The terrible assault on the senses persisted almost half an hour, yet seemed to last all night. Those that could, scrambled in terror for shelter but few were lucky enough to find any shelter that could keep out the seeking, ravenous light. The horror and threat of imminent destruction left them as abruptly as it went and those that remained in the valley experienced a sense of utter loss that haunts them to the present day, six decades later.

Those elders, who years ago emerged the following morning half blind and deafened, cannot quite put their finger on exactly what it was they lost, personally. Collectively, they had lost two thirds of their population, vanished with no sign. The Bright Ones seemed to have severed personal, emotional connections that night too.

The inhabitants of the Lone Makhtesh spent that winter and many after it, huddled against the cold, anticipating the return of the Bright Ones – with trepidation or longing, and sometimes both. When the weather turns cooler and the days shorter, inhabitants of Lone look to the elders and watch as, with haunted shadows around their eyes, they fearfully glance – not to the open skies above, but to the ground beneath their feet.

6 Comments on “Numenera 2: The Quiet Year of Lone Makhtesh

  1. I started filling out the language part of things after some initial thoughts from the group. I threw out the cornball stuff like Agents of Shield but tried to keep other things recognizable: the Gregonia Islands became North and South Regoni and the Probies became the Probus. That last one is easy because probus is Latin for “good”.

    Sifting through the Dialect deck and think there’s still some use in using the cards. While Dialect tells a different story than we intend to, it still has ways of thinking about how people would coin phrases based on their situation and values. What does “Best Wishes” sound like when it comes from a member of the Probus? What’s a saying describing an easy job or a difficult undertaking? I think that’s the kind of thing we can drill into a bit when the sixty years get fleshed out a bit and certainly something we can do collectively.
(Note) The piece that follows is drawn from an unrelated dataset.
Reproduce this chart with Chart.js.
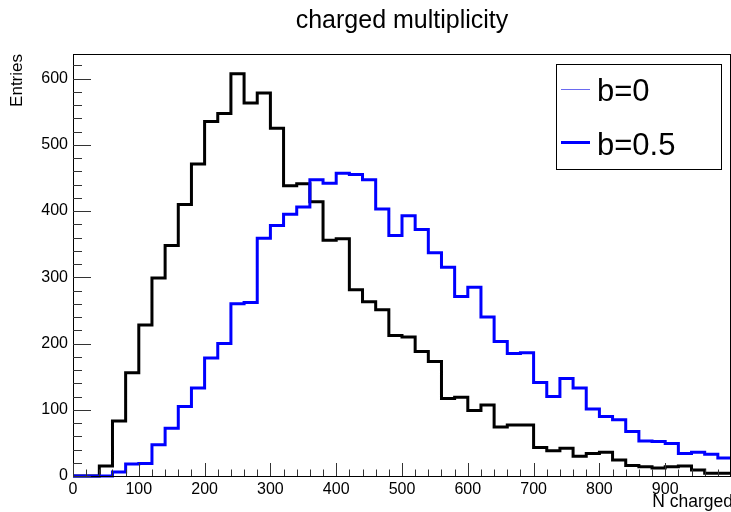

    I’ve used some of the terms in the article above but here’s a glossary so far:
    Lone Makhtesh: The valley and surrounding area.
    Lone: The largest of the islands in the lake on which the fragment of the Bright One’s city rests.
    Aggro: A large island formerly used as farmland, now devoted to herb gardens and gyroberry cultivation.
    North Regoni: Island site of the former copper mine. Now a mostly mercantile and craft district.
    South Regoni: An island that houses extensive docks and a small shanty town.
    Yolshead: A settlement on the western shore of the Makhtesh, contiguous with Barr’n’s Folly.
    Barr’n’s Folly: A small settlement with docks and some industry.
    Sham: A settlement to the south, in the shadow of the Inert Cylinder, with numerous venues for entertainment.
    Eyecanseeclearly Peak: A small monastic community which tends to the pilgrimage route and the stepped groves of Gyroberry.
    Bright Falls: The religious secular name for the waterfall that empties the Makhtesh.
    The Road: The secular religious name for the waterfall that empties the Makhtesh.
    Torbert’s: An island remote from Lone which housed the indigenous population of the former valley. Also refers to the people who live there, many descended from those natives, and also the copper mine they traditionally work.
    Presbytery of the Penitent Watchers: The organized religious minority in the area.
    Probite: A member of the Probus, the congregation of the Presbytery.
    The Council of Elders: The governing body of the Lone Makhtesh composed of Elected Representatives of the various settlements of the area.
    Sailweed: A tough, fibrous and fast growing plant that can be used in the construction of coarse cloths.
    Gyroberry: A small sweet fruit which magnetically aligns itself and produces ecstatic religious hallucinations/visions when consumed from the vine.
    Yabbies Ruinfish: A plentiful freshwater crustacean.
    Great Horned Yol: A partially domesticated breed of Yol which is a source of dairy products, pelts, meat and horn.

    I think that’s everything I have written down so far.

  2. I think Rolland had the suggestion that we switch the secular versus religious names for the waterfall and that made sense to me. I’m fine either way though. Sounds like a charming community.

    • Oh, okay, I’ll switch those in the Glossary I’m putting together.

  3. https://pin.it/nzx7odcab43uyw

    This is the link for my existing Numenera pinterest board. I thought about making a brand new one, but I don’t think I will. All that weird shit is bound to show up sooner or later.

    I’m particularly looking for clothing pictures just now, but if anyone finds something that would be cool for the setting, chuck it in there (no idea if you can do that).

  4. Brand new words we added today:
    Dugbright: Looking sad, down. Derived from the observation that the person looked like they’d “dug up a Bright One”.
    Tread, treading: Drudgery, joyless work.
    Fell: Died.
    Stay Shiny: Good luck.
    Breaking: A worry particular to Lone regarding the slow erosion of their shared communal style of life and the values that it embodies.
    Brighthammer: A ubiquitous item in Lone Makhtesh households, used for crushing copper ores. A gift of a brighthammer is a symbolic blessing on a household.
    Blackrock: Copper mining byproduct used as shins within the Makhtesh.
    The Rotational: A celebration/remembrance of the first fatality caused by the spiraling rings of debris around the Inert Cylinder. Celebrants often bring items to throw into the spiral.
    Cref: Belonging to the period after the return of the Bright Ones; free of the influence of the Bright Ones.
    Bright Mark: A pale patch on the left wrist of all those who were originally enslaved by the Bright Ones and their descendents.

  5. More words added to the lexicon; a few of these are probably Probie words that have bled into the general lexicon of Lone and then beyond to the other parts of the Makhtesh.

    Brightful: Wonderful.
    Dark!: A general expletive.
    Brightday: A general polite greeting.
    Brark: A lightning strike, applied more generally to any bad omen.
    Trip to Sham: A euphemism for a shared tender moment.